_What the exercise asks_.
Give back all the data exactly, line by line.

_Data section_.

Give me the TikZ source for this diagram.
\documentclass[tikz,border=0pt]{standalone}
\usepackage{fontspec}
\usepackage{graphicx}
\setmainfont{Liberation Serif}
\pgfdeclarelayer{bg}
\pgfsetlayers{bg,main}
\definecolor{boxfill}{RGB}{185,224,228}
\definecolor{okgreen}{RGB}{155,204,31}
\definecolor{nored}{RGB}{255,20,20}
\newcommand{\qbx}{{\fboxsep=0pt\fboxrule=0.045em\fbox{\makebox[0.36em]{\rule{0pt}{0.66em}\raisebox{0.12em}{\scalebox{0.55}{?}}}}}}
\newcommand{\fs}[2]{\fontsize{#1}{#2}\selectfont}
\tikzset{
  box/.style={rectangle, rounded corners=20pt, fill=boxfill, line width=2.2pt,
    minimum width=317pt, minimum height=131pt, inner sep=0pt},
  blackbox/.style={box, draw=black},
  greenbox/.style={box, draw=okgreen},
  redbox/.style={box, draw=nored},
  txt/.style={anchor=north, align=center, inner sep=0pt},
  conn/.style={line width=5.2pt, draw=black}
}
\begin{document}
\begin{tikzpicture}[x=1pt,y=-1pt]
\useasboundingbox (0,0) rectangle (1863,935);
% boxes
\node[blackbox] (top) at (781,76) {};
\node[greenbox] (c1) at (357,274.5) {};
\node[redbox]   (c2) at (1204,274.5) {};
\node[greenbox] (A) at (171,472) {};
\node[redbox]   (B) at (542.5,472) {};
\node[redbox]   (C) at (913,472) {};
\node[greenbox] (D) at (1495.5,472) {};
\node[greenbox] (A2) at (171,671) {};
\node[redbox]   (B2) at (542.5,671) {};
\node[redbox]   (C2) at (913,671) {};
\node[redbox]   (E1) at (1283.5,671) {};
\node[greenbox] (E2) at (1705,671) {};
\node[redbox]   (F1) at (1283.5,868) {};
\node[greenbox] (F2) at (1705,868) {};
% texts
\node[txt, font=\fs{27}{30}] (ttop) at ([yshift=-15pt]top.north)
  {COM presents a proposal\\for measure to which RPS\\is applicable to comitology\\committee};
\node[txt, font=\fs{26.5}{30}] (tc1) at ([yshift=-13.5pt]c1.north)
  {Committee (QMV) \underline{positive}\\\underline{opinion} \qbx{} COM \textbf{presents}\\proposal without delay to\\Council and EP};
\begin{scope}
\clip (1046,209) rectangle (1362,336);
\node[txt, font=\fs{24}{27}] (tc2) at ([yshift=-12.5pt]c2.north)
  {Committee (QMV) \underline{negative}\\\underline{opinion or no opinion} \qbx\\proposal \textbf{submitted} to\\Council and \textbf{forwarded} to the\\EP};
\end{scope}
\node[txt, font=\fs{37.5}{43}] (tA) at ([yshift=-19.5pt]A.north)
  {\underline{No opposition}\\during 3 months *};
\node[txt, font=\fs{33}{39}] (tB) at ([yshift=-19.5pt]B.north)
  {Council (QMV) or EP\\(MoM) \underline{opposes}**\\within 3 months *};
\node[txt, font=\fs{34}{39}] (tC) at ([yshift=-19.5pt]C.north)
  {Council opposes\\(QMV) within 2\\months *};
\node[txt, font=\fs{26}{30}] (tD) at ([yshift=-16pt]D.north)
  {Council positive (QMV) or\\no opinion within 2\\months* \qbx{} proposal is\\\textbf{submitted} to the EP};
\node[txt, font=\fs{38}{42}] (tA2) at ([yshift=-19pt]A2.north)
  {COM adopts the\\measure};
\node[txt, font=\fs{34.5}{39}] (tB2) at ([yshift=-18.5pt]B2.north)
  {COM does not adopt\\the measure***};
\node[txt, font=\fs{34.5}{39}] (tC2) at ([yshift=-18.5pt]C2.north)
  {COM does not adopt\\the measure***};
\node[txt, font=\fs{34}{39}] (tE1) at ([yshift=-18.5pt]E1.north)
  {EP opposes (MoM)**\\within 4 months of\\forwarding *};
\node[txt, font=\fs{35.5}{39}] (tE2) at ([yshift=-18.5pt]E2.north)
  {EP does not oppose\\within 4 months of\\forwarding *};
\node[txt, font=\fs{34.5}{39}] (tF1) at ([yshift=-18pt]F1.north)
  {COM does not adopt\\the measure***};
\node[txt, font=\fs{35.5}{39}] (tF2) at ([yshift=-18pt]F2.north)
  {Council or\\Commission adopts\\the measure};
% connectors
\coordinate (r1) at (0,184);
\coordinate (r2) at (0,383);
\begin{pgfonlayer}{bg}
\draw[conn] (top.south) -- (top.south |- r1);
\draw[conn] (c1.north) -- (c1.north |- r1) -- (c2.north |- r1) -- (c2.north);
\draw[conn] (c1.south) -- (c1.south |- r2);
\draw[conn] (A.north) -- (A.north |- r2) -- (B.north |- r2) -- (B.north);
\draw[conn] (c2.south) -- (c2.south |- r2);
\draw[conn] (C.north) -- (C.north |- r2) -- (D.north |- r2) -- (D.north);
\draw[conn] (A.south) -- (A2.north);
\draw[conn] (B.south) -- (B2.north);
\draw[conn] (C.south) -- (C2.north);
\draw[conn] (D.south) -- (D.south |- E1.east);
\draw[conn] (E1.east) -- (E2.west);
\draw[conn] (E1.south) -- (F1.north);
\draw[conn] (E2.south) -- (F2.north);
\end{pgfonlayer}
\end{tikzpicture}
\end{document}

_Written reply_.
Give me the TikZ source for this diagram.
\documentclass[tikz,border=0pt]{standalone}
\usepackage{fontspec}
\usepackage{graphicx}
\setmainfont{Liberation Serif}
\pgfdeclarelayer{bg}
\pgfsetlayers{bg,main}
\definecolor{boxfill}{RGB}{185,224,228}
\definecolor{okgreen}{RGB}{155,204,31}
\definecolor{nored}{RGB}{255,20,20}
\newcommand{\qbx}{{\fboxsep=0pt\fboxrule=0.045em\fbox{\makebox[0.36em]{\rule{0pt}{0.66em}\raisebox{0.12em}{\scalebox{0.55}{?}}}}}}
\newcommand{\fs}[2]{\fontsize{#1}{#2}\selectfont}
\tikzset{
  box/.style={rectangle, rounded corners=20pt, fill=boxfill, line width=2.2pt,
    minimum width=317pt, minimum height=131pt, inner sep=0pt},
  blackbox/.style={box, draw=black},
  greenbox/.style={box, draw=okgreen},
  redbox/.style={box, draw=nored},
  txt/.style={anchor=north, align=center, inner sep=0pt},
  conn/.style={line width=5.2pt, draw=black}
}
\begin{document}
\begin{tikzpicture}[x=1pt,y=-1pt]
\useasboundingbox (0,0) rectangle (1863,935);
% boxes
\node[blackbox] (top) at (781,76) {};
\node[greenbox] (c1) at (357,274.5) {};
\node[redbox]   (c2) at (1204,274.5) {};
\node[greenbox] (A) at (171,472) {};
\node[redbox]   (B) at (542.5,472) {};
\node[redbox]   (C) at (913,472) {};
\node[greenbox] (D) at (1495.5,472) {};
\node[greenbox] (A2) at (171,671) {};
\node[redbox]   (B2) at (542.5,671) {};
\node[redbox]   (C2) at (913,671) {};
\node[redbox]   (E1) at (1283.5,671) {};
\node[greenbox] (E2) at (1705,671) {};
\node[redbox]   (F1) at (1283.5,868) {};
\node[greenbox] (F2) at (1705,868) {};
% texts
\node[txt, font=\fs{27}{30}] (ttop) at ([yshift=-15pt]top.north)
  {COM presents a proposal\\for measure to which RPS\\is applicable to comitology\\committee};
\node[txt, font=\fs{26.5}{30}] (tc1) at ([yshift=-13.5pt]c1.north)
  {Committee (QMV) \underline{positive}\\\underline{opinion} \qbx{} COM \textbf{presents}\\proposal without delay to\\Council and EP};
\begin{scope}
\clip (1046,209) rectangle (1362,336);
\node[txt, font=\fs{24}{27}] (tc2) at ([yshift=-12.5pt]c2.north)
  {Committee (QMV) \underline{negative}\\\underline{opinion or no opinion} \qbx\\proposal \textbf{submitted} to\\Council and \textbf{forwarded} to the\\EP};
\end{scope}
\node[txt, font=\fs{37.5}{43}] (tA) at ([yshift=-19.5pt]A.north)
  {\underline{No opposition}\\during 3 months *};
\node[txt, font=\fs{33}{39}] (tB) at ([yshift=-19.5pt]B.north)
  {Council (QMV) or EP\\(MoM) \underline{opposes}**\\within 3 months *};
\node[txt, font=\fs{34}{39}] (tC) at ([yshift=-19.5pt]C.north)
  {Council opposes\\(QMV) within 2\\months *};
\node[txt, font=\fs{26}{30}] (tD) at ([yshift=-16pt]D.north)
  {Council positive (QMV) or\\no opinion within 2\\months* \qbx{} proposal is\\\textbf{submitted} to the EP};
\node[txt, font=\fs{38}{42}] (tA2) at ([yshift=-19pt]A2.north)
  {COM adopts the\\measure};
\node[txt, font=\fs{34.5}{39}] (tB2) at ([yshift=-18.5pt]B2.north)
  {COM does not adopt\\the measure***};
\node[txt, font=\fs{34.5}{39}] (tC2) at ([yshift=-18.5pt]C2.north)
  {COM does not adopt\\the measure***};
\node[txt, font=\fs{34}{39}] (tE1) at ([yshift=-18.5pt]E1.north)
  {EP opposes (MoM)**\\within 4 months of\\forwarding *};
\node[txt, font=\fs{35.5}{39}] (tE2) at ([yshift=-18.5pt]E2.north)
  {EP does not oppose\\within 4 months of\\forwarding *};
\node[txt, font=\fs{34.5}{39}] (tF1) at ([yshift=-18pt]F1.north)
  {COM does not adopt\\the measure***};
\node[txt, font=\fs{35.5}{39}] (tF2) at ([yshift=-18pt]F2.north)
  {Council or\\Commission adopts\\the measure};
% connectors
\coordinate (r1) at (0,184);
\coordinate (r2) at (0,383);
\begin{pgfonlayer}{bg}
\draw[conn] (top.south) -- (top.south |- r1);
\draw[conn] (c1.north) -- (c1.north |- r1) -- (c2.north |- r1) -- (c2.north);
\draw[conn] (c1.south) -- (c1.south |- r2);
\draw[conn] (A.north) -- (A.north |- r2) -- (B.north |- r2) -- (B.north);
\draw[conn] (c2.south) -- (c2.south |- r2);
\draw[conn] (C.north) -- (C.north |- r2) -- (D.north |- r2) -- (D.north);
\draw[conn] (A.south) -- (A2.north);
\draw[conn] (B.south) -- (B2.north);
\draw[conn] (C.south) -- (C2.north);
\draw[conn] (D.south) -- (D.south |- E1.east);
\draw[conn] (E1.east) -- (E2.west);
\draw[conn] (E1.south) -- (F1.north);
\draw[conn] (E2.south) -- (F2.north);
\end{pgfonlayer}
\end{tikzpicture}
\end{document}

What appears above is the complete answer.